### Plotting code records

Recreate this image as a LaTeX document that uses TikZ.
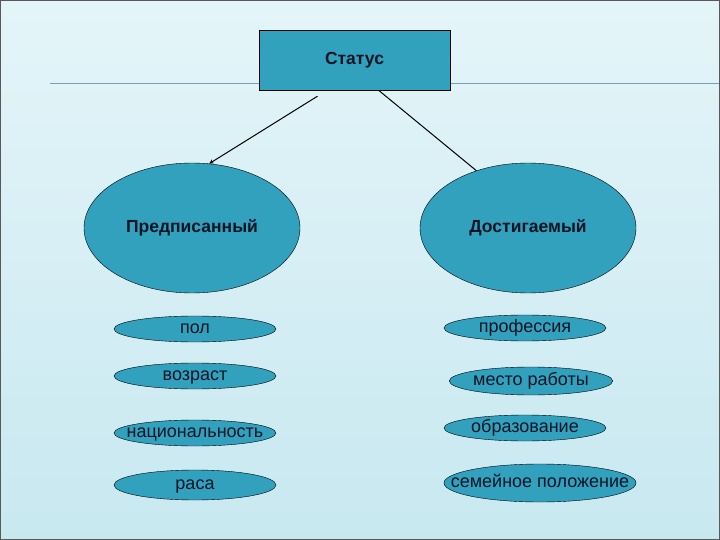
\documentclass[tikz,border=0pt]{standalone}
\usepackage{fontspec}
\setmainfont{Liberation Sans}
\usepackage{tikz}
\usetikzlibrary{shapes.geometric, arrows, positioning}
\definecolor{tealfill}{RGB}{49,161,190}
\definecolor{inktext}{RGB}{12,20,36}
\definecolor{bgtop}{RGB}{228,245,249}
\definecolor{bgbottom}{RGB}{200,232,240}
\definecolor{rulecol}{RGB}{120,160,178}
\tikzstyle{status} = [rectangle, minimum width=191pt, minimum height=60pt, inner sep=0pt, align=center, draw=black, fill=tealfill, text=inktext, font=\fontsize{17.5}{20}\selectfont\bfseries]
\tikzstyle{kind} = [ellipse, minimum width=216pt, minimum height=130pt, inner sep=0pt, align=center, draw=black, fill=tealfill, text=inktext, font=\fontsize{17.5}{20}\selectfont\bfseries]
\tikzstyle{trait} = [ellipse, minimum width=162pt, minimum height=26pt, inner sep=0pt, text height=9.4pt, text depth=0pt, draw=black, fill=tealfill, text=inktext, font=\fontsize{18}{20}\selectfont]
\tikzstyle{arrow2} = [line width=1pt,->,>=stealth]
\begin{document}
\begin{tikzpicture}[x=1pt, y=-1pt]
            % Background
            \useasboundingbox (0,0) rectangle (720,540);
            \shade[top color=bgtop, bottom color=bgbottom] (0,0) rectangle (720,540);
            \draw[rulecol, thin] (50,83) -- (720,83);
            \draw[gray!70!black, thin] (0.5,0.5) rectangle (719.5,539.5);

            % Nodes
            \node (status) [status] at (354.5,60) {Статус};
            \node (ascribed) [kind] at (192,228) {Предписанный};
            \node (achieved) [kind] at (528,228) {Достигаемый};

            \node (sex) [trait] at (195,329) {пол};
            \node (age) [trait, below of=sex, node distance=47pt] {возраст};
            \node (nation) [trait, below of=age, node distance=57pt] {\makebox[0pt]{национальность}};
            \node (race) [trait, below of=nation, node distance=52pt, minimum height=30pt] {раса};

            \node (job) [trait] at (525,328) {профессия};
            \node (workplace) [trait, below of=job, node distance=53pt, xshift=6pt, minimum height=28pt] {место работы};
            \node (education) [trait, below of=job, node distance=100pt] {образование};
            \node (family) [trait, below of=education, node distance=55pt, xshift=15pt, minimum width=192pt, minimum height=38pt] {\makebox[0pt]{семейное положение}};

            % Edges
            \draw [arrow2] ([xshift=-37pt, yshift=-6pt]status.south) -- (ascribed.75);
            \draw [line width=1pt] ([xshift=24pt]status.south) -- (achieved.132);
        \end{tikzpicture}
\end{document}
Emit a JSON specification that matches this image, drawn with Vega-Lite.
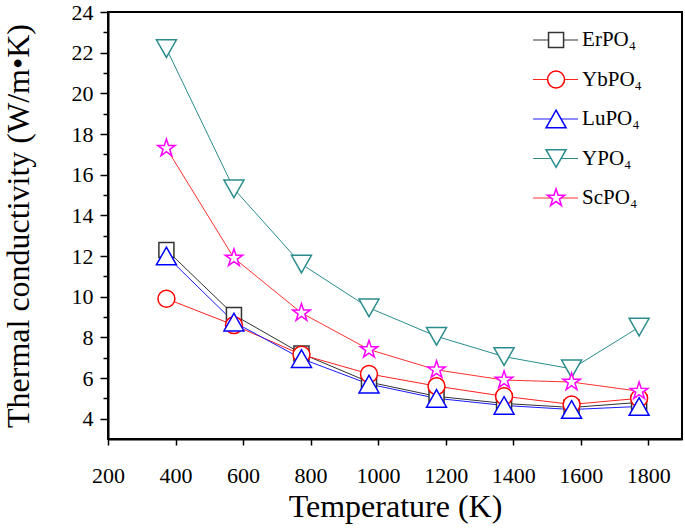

### Exercise
All the lines above are to be given again exactly as they read, with the pictures removed.

### Response below
Recreate this image as a LaTeX document that uses TikZ.
\documentclass[tikz,border=0pt]{standalone}
\usepackage{fontspec}
\setmainfont{Liberation Sans}
\usepackage{tikz}
\usetikzlibrary{shapes.geometric, arrows, positioning}
\definecolor{tealfill}{RGB}{49,161,190}
\definecolor{inktext}{RGB}{12,20,36}
\definecolor{bgtop}{RGB}{228,245,249}
\definecolor{bgbottom}{RGB}{200,232,240}
\definecolor{rulecol}{RGB}{120,160,178}
\tikzstyle{status} = [rectangle, minimum width=191pt, minimum height=60pt, inner sep=0pt, align=center, draw=black, fill=tealfill, text=inktext, font=\fontsize{17.5}{20}\selectfont\bfseries]
\tikzstyle{kind} = [ellipse, minimum width=216pt, minimum height=130pt, inner sep=0pt, align=center, draw=black, fill=tealfill, text=inktext, font=\fontsize{17.5}{20}\selectfont\bfseries]
\tikzstyle{trait} = [ellipse, minimum width=162pt, minimum height=26pt, inner sep=0pt, text height=9.4pt, text depth=0pt, draw=black, fill=tealfill, text=inktext, font=\fontsize{18}{20}\selectfont]
\tikzstyle{arrow2} = [line width=1pt,->,>=stealth]
\begin{document}
\begin{tikzpicture}[x=1pt, y=-1pt]
            % Background
            \useasboundingbox (0,0) rectangle (720,540);
            \shade[top color=bgtop, bottom color=bgbottom] (0,0) rectangle (720,540);
            \draw[rulecol, thin] (50,83) -- (720,83);
            \draw[gray!70!black, thin] (0.5,0.5) rectangle (719.5,539.5);

            % Nodes
            \node (status) [status] at (354.5,60) {Статус};
            \node (ascribed) [kind] at (192,228) {Предписанный};
            \node (achieved) [kind] at (528,228) {Достигаемый};

            \node (sex) [trait] at (195,329) {пол};
            \node (age) [trait, below of=sex, node distance=47pt] {возраст};
            \node (nation) [trait, below of=age, node distance=57pt] {\makebox[0pt]{национальность}};
            \node (race) [trait, below of=nation, node distance=52pt, minimum height=30pt] {раса};

            \node (job) [trait] at (525,328) {профессия};
            \node (workplace) [trait, below of=job, node distance=53pt, xshift=6pt, minimum height=28pt] {место работы};
            \node (education) [trait, below of=job, node distance=100pt] {образование};
            \node (family) [trait, below of=education, node distance=55pt, xshift=15pt, minimum width=192pt, minimum height=38pt] {\makebox[0pt]{семейное положение}};

            % Edges
            \draw [arrow2] ([xshift=-37pt, yshift=-6pt]status.south) -- (ascribed.75);
            \draw [line width=1pt] ([xshift=24pt]status.south) -- (achieved.132);
        \end{tikzpicture}
\end{document}
Emit a JSON specification that matches this image, drawn with Vega-Lite.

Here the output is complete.